L’ancien monde élégant a éprouvé cette semaine un vrai chagrin. L’ambassadrice d’Autriche est partie avec toute sa famille. Il y a vingt-deux ans que madame d’Appony est aimée en France. Se faire aimer si longtemps dans cette patrie de l’ingratitude et du caprice, c’est un beau triomphe. Mais aussi que de douceur ! que de dignité ! que d’esprit ! Être à la fois une mère de famille si tendre, une femme du monde si distinguée et une artiste si intelligente, c’est plus qu’il n’en faut pour expliquer ce miracle de constance dans ce pays de la légèreté. Et puis madame d’Appony aime la France passionnément, et la France est comme les enfants, elle devine tout de suite les personnes qui l’aiment. Madame d’Appony laisse des regrets sincères. Pendant un mois, la foule s’est dirigée vers les salons de l’ambassade. C’étaient de tristes adieux. La dernière fois que nous y sommes allé, nous y avons trouvé l’ambassadeur et l’ambassadrice de Sardaigne. Comme nous témoignions quelque surprise, un diplomate nous a dit, en riant, qu’il avait dîné la veille chez le ministre de Hollande, avec le ministre de Prusse et le ministre de Danemark, et que l’ambassadeur d’Autriche et l’ambassadeur de Sardaigne y dînaient aussi. Quoi ! tandis que leurs rois se font la guerre, les ambassadeurs se donnent des poignées de main et dînent ensemble ! Nous venons de déclarer que la diplomatie était inutile à la république ; est-ce que par hasard la diplomatie ne serait pas non plus très-utile à la royauté ?

Nous ne vous parlerons pas des modes nouvelles ; nous craindrions de faire concurrence au gouvernement provisoire. Depuis deux mois lui seul s’est occupé de toilette. Il a inventé des collets brodés pour les lycéens, des chapeaux pointus pour les gardiens de Paris, des lisérés rouges pour les gardes mobiles, des pompons sphéroïdes pour les gardes nationaux, des gilets blancs à cornes menaçantes pour les représentants et pour lui-même ; il a imaginé des uniformes et des costumes pour toutes les classes ; il faut lui rendre justice : excepté les pauvres, il a habillé tout le monde. Nous vous dirons seulement que les maisons de commerce célèbres comprennent la république, elles font de l’élégance à bon marché. Baudrand fait pour vingt francs des capotes du plus grand style ; on trouve à la Chaussée d’Antin des robes charmantes à huit francs, des châles de laine à trois francs. Il est question d’une vaste association de couturières… Mais nous vous dirons cela dans le prochain feuilleton.

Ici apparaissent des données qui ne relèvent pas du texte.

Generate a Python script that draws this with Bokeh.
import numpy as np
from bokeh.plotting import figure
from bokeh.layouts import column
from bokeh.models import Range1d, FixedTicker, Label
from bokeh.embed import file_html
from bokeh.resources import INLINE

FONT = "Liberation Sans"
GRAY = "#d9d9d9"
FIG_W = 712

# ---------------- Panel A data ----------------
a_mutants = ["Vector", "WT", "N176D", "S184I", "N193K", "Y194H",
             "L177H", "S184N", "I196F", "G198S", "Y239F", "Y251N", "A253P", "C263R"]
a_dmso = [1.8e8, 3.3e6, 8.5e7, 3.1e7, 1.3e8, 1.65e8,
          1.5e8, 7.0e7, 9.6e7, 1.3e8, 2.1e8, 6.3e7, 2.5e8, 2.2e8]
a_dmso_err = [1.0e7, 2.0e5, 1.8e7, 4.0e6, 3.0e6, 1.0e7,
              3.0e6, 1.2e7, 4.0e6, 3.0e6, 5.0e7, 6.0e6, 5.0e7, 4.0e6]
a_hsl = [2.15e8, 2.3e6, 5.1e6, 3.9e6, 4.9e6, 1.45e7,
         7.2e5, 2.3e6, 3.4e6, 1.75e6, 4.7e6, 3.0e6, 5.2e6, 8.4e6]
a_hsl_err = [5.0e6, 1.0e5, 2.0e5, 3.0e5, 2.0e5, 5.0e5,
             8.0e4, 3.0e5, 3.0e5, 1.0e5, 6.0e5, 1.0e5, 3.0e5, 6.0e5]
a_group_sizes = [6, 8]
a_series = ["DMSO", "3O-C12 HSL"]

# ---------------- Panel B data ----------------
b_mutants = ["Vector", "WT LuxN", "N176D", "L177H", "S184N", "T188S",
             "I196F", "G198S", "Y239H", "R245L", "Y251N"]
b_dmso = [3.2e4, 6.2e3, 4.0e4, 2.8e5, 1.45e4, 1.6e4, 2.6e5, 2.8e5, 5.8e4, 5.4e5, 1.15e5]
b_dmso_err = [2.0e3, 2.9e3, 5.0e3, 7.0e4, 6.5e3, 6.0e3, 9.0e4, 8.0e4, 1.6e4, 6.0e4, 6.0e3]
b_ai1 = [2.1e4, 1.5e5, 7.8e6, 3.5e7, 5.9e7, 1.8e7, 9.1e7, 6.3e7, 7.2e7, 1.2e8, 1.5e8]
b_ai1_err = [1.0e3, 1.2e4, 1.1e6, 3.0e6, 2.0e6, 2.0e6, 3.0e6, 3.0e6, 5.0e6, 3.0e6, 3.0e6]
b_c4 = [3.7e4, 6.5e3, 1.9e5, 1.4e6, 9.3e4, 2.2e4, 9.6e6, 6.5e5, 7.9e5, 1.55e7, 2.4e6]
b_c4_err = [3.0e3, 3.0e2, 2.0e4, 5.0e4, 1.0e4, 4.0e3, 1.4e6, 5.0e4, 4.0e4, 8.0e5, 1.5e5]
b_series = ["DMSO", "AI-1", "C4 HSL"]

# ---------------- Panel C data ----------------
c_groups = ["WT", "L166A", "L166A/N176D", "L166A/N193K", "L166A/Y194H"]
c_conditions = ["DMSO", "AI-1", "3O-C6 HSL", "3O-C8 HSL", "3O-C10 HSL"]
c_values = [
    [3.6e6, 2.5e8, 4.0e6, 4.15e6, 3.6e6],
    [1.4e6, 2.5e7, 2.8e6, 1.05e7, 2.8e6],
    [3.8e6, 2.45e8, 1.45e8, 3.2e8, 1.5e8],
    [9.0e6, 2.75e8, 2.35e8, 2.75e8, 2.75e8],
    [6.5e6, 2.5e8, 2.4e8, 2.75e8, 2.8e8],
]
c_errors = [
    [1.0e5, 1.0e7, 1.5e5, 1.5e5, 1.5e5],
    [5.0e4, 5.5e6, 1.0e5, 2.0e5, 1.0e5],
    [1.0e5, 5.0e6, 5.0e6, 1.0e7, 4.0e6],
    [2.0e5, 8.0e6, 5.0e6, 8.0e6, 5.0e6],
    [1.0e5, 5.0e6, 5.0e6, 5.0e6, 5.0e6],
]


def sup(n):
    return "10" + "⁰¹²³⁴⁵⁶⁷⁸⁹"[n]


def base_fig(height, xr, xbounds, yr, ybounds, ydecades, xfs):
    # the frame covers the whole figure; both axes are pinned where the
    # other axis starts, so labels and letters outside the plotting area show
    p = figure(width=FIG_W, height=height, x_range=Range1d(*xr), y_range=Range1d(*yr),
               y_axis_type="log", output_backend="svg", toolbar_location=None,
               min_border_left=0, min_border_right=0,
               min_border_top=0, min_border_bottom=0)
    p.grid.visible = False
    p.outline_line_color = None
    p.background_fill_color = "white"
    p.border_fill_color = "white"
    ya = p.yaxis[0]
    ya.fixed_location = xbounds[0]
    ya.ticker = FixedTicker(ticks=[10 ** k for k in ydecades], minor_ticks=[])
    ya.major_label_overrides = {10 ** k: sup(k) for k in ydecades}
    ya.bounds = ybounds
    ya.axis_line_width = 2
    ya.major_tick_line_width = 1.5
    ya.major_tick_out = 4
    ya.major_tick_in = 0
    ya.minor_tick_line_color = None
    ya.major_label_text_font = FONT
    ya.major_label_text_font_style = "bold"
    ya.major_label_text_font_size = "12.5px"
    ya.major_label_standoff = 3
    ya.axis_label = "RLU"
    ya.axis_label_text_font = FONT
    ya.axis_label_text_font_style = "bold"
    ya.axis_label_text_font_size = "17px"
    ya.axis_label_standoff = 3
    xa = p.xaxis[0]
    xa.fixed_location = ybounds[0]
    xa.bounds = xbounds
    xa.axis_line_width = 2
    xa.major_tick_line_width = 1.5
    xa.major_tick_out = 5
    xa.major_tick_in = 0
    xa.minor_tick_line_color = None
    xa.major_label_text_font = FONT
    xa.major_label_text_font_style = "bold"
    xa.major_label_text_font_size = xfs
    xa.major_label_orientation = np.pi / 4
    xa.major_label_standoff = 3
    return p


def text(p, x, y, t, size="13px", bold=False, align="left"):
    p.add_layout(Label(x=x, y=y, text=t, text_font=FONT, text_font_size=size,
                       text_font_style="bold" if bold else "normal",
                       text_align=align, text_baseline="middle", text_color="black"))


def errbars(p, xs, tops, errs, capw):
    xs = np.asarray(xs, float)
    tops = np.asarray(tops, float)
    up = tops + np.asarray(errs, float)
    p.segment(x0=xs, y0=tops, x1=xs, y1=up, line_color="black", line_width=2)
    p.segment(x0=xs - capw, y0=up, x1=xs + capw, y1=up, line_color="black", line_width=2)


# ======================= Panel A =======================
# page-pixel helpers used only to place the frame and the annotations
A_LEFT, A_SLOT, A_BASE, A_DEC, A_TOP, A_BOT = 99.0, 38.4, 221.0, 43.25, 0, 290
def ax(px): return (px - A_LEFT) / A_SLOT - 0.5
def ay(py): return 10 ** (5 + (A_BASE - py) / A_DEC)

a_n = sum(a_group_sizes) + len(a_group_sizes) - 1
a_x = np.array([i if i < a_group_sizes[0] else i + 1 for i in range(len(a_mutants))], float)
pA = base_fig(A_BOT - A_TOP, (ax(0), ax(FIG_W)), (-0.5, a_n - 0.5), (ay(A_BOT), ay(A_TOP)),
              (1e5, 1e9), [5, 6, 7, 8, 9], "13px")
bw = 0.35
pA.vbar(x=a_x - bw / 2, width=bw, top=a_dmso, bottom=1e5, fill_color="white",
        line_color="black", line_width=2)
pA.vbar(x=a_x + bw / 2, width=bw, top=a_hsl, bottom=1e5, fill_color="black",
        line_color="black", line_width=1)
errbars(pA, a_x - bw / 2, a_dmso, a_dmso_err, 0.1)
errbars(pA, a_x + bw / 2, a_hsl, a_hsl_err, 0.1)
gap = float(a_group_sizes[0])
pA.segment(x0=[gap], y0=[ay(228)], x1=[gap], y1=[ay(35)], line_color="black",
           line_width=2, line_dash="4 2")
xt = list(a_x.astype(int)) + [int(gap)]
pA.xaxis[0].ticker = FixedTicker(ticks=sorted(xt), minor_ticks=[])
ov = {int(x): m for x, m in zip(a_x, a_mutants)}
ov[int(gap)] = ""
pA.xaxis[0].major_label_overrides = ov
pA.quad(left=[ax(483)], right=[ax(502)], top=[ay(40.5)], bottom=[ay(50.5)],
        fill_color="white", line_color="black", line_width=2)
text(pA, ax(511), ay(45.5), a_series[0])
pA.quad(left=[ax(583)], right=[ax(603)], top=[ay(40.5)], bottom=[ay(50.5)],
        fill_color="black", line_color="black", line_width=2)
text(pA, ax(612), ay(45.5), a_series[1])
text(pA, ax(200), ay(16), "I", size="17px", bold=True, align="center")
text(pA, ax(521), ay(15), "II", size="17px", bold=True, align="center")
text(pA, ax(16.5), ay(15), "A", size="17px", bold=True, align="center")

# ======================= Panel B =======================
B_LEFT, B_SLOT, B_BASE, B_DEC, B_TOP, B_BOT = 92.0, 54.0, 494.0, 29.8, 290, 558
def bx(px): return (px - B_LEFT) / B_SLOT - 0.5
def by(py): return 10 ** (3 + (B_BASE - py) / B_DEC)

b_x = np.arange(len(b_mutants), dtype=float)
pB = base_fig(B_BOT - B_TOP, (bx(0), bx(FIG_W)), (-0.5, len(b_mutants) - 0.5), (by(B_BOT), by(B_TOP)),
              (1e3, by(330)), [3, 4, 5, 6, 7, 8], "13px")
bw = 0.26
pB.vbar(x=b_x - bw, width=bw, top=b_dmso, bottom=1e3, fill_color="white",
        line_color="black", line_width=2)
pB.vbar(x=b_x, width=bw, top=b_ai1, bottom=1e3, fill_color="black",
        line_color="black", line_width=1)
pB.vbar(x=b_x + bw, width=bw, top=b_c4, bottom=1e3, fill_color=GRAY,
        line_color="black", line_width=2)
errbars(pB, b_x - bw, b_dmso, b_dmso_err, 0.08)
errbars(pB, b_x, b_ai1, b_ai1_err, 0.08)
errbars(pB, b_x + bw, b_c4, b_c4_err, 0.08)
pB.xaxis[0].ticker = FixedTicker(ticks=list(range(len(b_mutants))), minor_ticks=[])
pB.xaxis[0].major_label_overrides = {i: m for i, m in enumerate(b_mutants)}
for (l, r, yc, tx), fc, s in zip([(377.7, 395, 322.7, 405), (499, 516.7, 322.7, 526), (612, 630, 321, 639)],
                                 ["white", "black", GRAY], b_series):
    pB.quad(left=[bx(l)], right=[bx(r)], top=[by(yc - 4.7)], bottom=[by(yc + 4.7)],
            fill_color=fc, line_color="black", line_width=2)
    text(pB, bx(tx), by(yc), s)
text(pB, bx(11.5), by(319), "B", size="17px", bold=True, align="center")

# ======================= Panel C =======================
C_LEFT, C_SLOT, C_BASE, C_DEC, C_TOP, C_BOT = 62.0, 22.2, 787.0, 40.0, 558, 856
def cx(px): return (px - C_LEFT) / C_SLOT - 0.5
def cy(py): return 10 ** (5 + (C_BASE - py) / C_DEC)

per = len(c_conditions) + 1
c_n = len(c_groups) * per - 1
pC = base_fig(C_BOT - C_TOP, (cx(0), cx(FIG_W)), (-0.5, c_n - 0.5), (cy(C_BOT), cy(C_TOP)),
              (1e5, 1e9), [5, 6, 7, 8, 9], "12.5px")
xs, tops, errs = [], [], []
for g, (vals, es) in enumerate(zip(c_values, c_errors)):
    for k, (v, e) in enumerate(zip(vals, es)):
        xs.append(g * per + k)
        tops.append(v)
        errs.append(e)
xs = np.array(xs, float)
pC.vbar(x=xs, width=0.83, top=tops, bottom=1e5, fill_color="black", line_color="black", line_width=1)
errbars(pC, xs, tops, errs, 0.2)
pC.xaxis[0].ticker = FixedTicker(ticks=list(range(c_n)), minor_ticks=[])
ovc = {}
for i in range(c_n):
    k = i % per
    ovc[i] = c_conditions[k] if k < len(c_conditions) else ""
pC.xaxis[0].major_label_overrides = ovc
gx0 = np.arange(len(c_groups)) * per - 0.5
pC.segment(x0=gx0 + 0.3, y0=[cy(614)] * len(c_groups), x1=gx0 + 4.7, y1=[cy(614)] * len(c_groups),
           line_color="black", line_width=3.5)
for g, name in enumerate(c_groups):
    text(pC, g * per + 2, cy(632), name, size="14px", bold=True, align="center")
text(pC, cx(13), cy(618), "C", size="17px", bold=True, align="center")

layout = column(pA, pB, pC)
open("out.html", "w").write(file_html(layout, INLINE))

Un feuilleton !… il est donc vrai ! nous allons écrire encore des feuilletons, nous qui étions si heureux de notre silence, nous qui nous promettions avec tant de bonne foi de ne plus écrire du tout ! Mais quand il y a du danger à parler, il n’est plus permis de se taire ; la paresse devient de la lâcheté dans les jours de lutte ; elle perd tous ses charmes et jusqu’à sa réalité, car le remords la trouble, et le remords est un travail pour un esprit paresseux. Rentrons donc dans la lice courageusement ; malgré notre faiblesse, nous serons un champion redoutable ; nous n’avons point d’armure, mais nous n’avons point de masque ; nous n’avons pas le moindre glaive dans notre main débile, mais nous avons, contre les hypocrites, de toutes les armes la plus terrible, même dans la plus tremblante main : un flambeau.

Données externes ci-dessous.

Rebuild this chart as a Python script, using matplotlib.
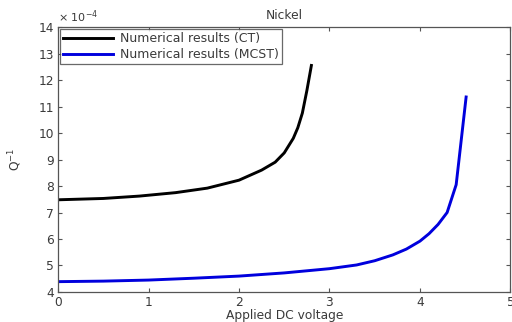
import matplotlib
matplotlib.use("Agg")
import matplotlib.pyplot as plt

plt.rcParams['font.family'] = ['DejaVu Sans']

# Internal friction Q^-1 (in units of 1e-4) versus applied DC voltage
ct_voltage = [0.0, 0.5, 0.9, 1.3, 1.65, 2.0, 2.25, 2.4, 2.5, 2.6, 2.65, 2.7, 2.75, 2.8]
ct_q = [7.48, 7.53, 7.62, 7.75, 7.92, 8.22, 8.6, 8.9, 9.25, 9.8, 10.2, 10.75, 11.6, 12.55]

mcst_voltage = [0.0, 0.5, 1.0, 1.5, 2.0, 2.5, 3.0, 3.3, 3.5, 3.7, 3.85, 4.0, 4.1, 4.2, 4.3, 4.4, 4.51]
mcst_q = [4.39, 4.41, 4.45, 4.52, 4.6, 4.72, 4.88, 5.02, 5.18, 5.4, 5.62, 5.92, 6.2, 6.55, 7.0, 8.05, 11.36]

x_ticks = [0, 1, 2, 3, 4, 5]
y_ticks = [4, 5, 6, 7, 8, 9, 10, 11, 12, 13, 14]

label_color = '#3a3a3a'
spine_color = '#555555'
fs = 8.8

fig = plt.figure(figsize=(5.12, 3.22), dpi=100)
ax = fig.add_axes([0.1133, 0.0932, 0.8837, 0.8228])

ax.plot(ct_voltage, ct_q, color='black', lw=2.1, label='Numerical results (CT)')
ax.plot(mcst_voltage, mcst_q, color='#0000dd', lw=2.1, label='Numerical results (MCST)')

ax.set_xlim(0, 5)
ax.set_ylim(4, 14)
ax.set_xticks(x_ticks)
ax.set_yticks(y_ticks)
ax.tick_params(direction='in', length=3, width=0.8, top=True, right=True,
               labelsize=fs, colors=spine_color, labelcolor=label_color, pad=3)
for s in ax.spines.values():
    s.set_color(spine_color)
    s.set_linewidth(0.9)

ax.set_title('Nickel', fontsize=fs, color=label_color, pad=6)
ax.set_xlabel('Applied DC voltage', fontsize=fs, color=label_color, labelpad=0)
ax.set_ylabel('Q$^{-1}$', fontsize=fs, color=label_color, labelpad=10)
ax.text(0.0, 1.008, r'$\times$ 10$^{-4}$', transform=ax.transAxes, fontsize=fs - 0.8,
        color=label_color, ha='left', va='bottom')

leg = ax.legend(loc='upper left', fontsize=fs + 0.2, frameon=True, fancybox=False,
                borderaxespad=0.15, handlelength=4.0, handletextpad=0.5,
                borderpad=0.28, labelspacing=0.2)
leg.get_frame().set_edgecolor('#444444')
leg.get_frame().set_linewidth(0.9)
for t in leg.get_texts():
    t.set_color(label_color)

fig.savefig('out.png', dpi=100)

Une seule chose nous inquiète : comment signer maintenant ? — Vicomte ? Il n’y a plus de titres, et cependant nous ne sommes rien, si nous ne sommes vicomte. Les personnages fantastiques n’existent que par leur qualité imaginaire ; les droits réels les feraient évanouir… La fée Morgan n’est rien, si elle n’est la fée Morgan : faites-en la citoyenne Morgan, elle n’est plus. Il en est ainsi du vicomte de Launay, faites-en le citoyen Delaunay, il n’existe plus. — Que décider ?… La difficulté est extrême… Ah bah ! les gens qui ont aboli les titres n’ont pu avoir qu’une pensée, ils n’ont voulu supprimer que les titres d’une grande valeur, ceux qui se rattachaient aux noms illustres de la monarchie, ceux qui racontaient les immortelles batailles de l’Empire ; mais aux autres, ils n’y ont pas songé ; les titres de fantaisie, qui n’ont pas de valeur du tout, dont on ne peut pas être fier, ça ne doit pas irriter les envieux. Aussi, sans crainte de leur déplaire, nous continuerons à signer très-humblement, comme autrefois : Vicomte de Launay.